Managing the final IP Telephony transition

The old public switched telephone network (PSTN) has served its purpose for the past 125 years, and it is now time to adopt the next technology and retire this dinosaur; but moving forward when the government is involved is easier said than done.

Even though the companies running the telecom industry are private, the government has been heavily involved in this industry, and it will have to be involved in its retirement. With close to 100 million Americans still dependent on the old technology, the FCC is taking steps to formalize the IP transition by drafting new rules starting in January 2014.

Currently three-quarters of the transition is complete and it is only a matter of time before the model the country has relied on for more than a century is completely eliminated. The legacy systems are extremely ineffective and expensive, costing telecoms large amounts of resources to maintain and upgrade the systems, costing the industry $81 billion between 2006 and 2011. By eliminating the system telecoms will be able to invest in new and future technologies that will improve the way we communicate across all platforms.

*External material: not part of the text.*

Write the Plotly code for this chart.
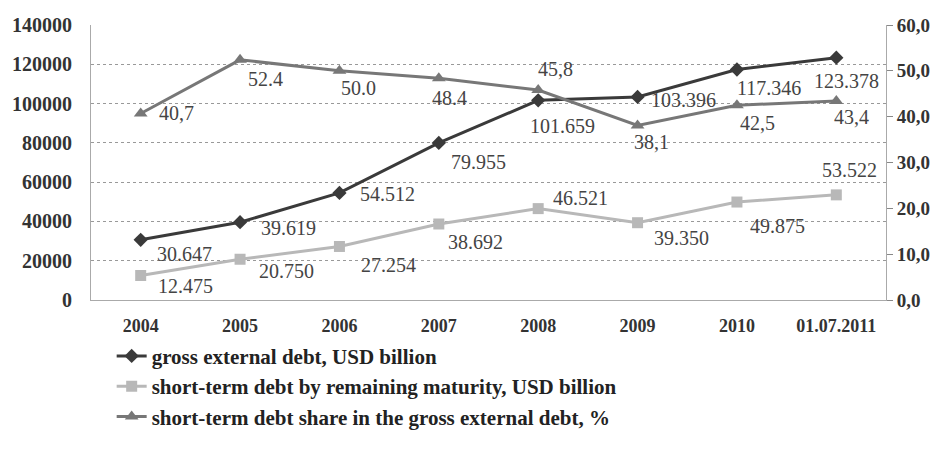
import plotly.graph_objects as go

categories = ["2004", "2005", "2006", "2007", "2008", "2009", "2010", "01.07.2011"]
gross_debt = [30647, 39619, 54512, 79955, 101659, 103396, 117346, 123378]
short_debt = [12475, 20750, 27254, 38692, 46521, 39350, 49875, 53522]
share_pct = [40.7, 52.4, 50.0, 48.4, 45.8, 38.1, 42.5, 43.4]

gross_labels = ["30.647", "39.619", "54.512", "79.955", "101.659", "103.396", "117.346", "123.378"]
short_labels = ["12.475", "20.750", "27.254", "38.692", "46.521", "39.350", "49.875", "53.522"]
share_labels = ["40,7", "52.4", "50.0", "48.4", "45,8", "38,1", "42,5", "43,4"]

left_ticks = [0, 20000, 40000, 60000, 80000, 100000, 120000, 140000]
left_tick_text = ["0", "20000", "40000", "60000", "80000", "100000", "120000", "140000"]
right_ticks = [0, 10, 20, 30, 40, 50, 60]
right_tick_text = ["0,0", "10,0", "20,0", "30,0", "40,0", "50,0", "60,0"]

c_gross = "#3a3a3a"
c_short = "#b8b8b8"
c_share = "#777777"
serif = "Liberation Serif"

fig = go.Figure()
fig.add_trace(go.Scatter(
    x=categories, y=gross_debt, name="gross external debt, USD billion",
    mode="lines+markers", line=dict(color=c_gross, width=3),
    marker=dict(symbol="diamond", size=11, color=c_gross)))
fig.add_trace(go.Scatter(
    x=categories, y=short_debt, name="short-term debt by remaining maturity, USD billion",
    mode="lines+markers", line=dict(color=c_short, width=3),
    marker=dict(symbol="square", size=11, color=c_short)))
fig.add_trace(go.Scatter(
    x=categories, y=share_pct, name="short-term debt share in the gross external debt, %",
    mode="lines+markers", line=dict(color=c_share, width=3), yaxis="y2",
    marker=dict(symbol="triangle-up", size=12, color=c_share)))

# label offsets (styling only)
gross_shift = [(44, -14), (48, -6), (48, -1), (40, -19), (24, -26), (46, -3), (32, -18), (10, -23)]
short_shift = [(45, -10), (46, -12), (49, -19), (37, -18), (42, 11), (44, -15), (41, -24), (13, 25)]
share_shift = [(36, 0), (25, -19), (19, -17), (11, -20), (17, 21), (14, -17), (21, -18), (15, -16)]

lab_font = dict(family=serif, size=20, color="#444444")
for i, (v, t, (dx, dy)) in enumerate(zip(gross_debt, gross_labels, gross_shift)):
    fig.add_annotation(x=i, y=v, text=t, showarrow=False, xshift=dx, yshift=dy, font=lab_font)
for i, (v, t, (dx, dy)) in enumerate(zip(short_debt, short_labels, short_shift)):
    fig.add_annotation(x=i, y=v, text=t, showarrow=False, xshift=dx, yshift=dy, font=lab_font)
for i, (v, t, (dx, dy)) in enumerate(zip(share_pct, share_labels, share_shift)):
    fig.add_annotation(x=i, y=v, yref="y2", text=t, showarrow=False, xshift=dx, yshift=dy, font=lab_font)

fig.update_layout(
    width=942, height=449,
    margin=dict(l=91, r=56, t=25, b=147),
    paper_bgcolor="white", plot_bgcolor="white",
    showlegend=True,
    legend=dict(x=0.026, y=-0.13, xanchor="left", yanchor="top",
                font=dict(family=serif, size=21, color="#222222", weight="bold"),
                bgcolor="rgba(0,0,0,0)", itemwidth=30, tracegroupgap=0),
    xaxis=dict(type="category", range=[-0.5, 7.5], showgrid=False,
               tickfont=dict(family=serif, size=18, color="#333333", weight="bold"),
               ticks="outside", ticklen=9, tickcolor="rgba(0,0,0,0)",
               showline=True, linecolor="#aaaaaa", mirror=False, zeroline=False),
    yaxis=dict(range=[0, 140000], tickvals=left_ticks, ticktext=left_tick_text, showgrid=True,
               gridcolor="#999999", griddash="dot", gridwidth=1,
               tickfont=dict(family=serif, size=20, color="#333333", weight="bold"),
               ticks="outside", ticklen=14, tickcolor="rgba(0,0,0,0)",
               showline=True, linecolor="#aaaaaa", zeroline=False),
    yaxis2=dict(range=[0, 60], tickvals=right_ticks, ticktext=right_tick_text,
                overlaying="y", side="right", showgrid=False,
                tickfont=dict(family=serif, size=19, color="#333333", weight="bold"),
                ticks="outside", ticklen=6, tickcolor="#888888",
                showline=True, linecolor="#aaaaaa", zeroline=False),
)

fig.write_html("out.html")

The biggest concern for the FCC and communities in underserved areas is IP technology will not be available everywhere. In rural areas traditional phone systems are the only means of communications available to these communities. Until the government is able to establish a new infrastructure for handling the new technology, it will have to find ways to extend the existing system. If the government is not willing to make this investment it can pass regulations for the fast transition of this technology with incentives for companies to make investments in the affected communities.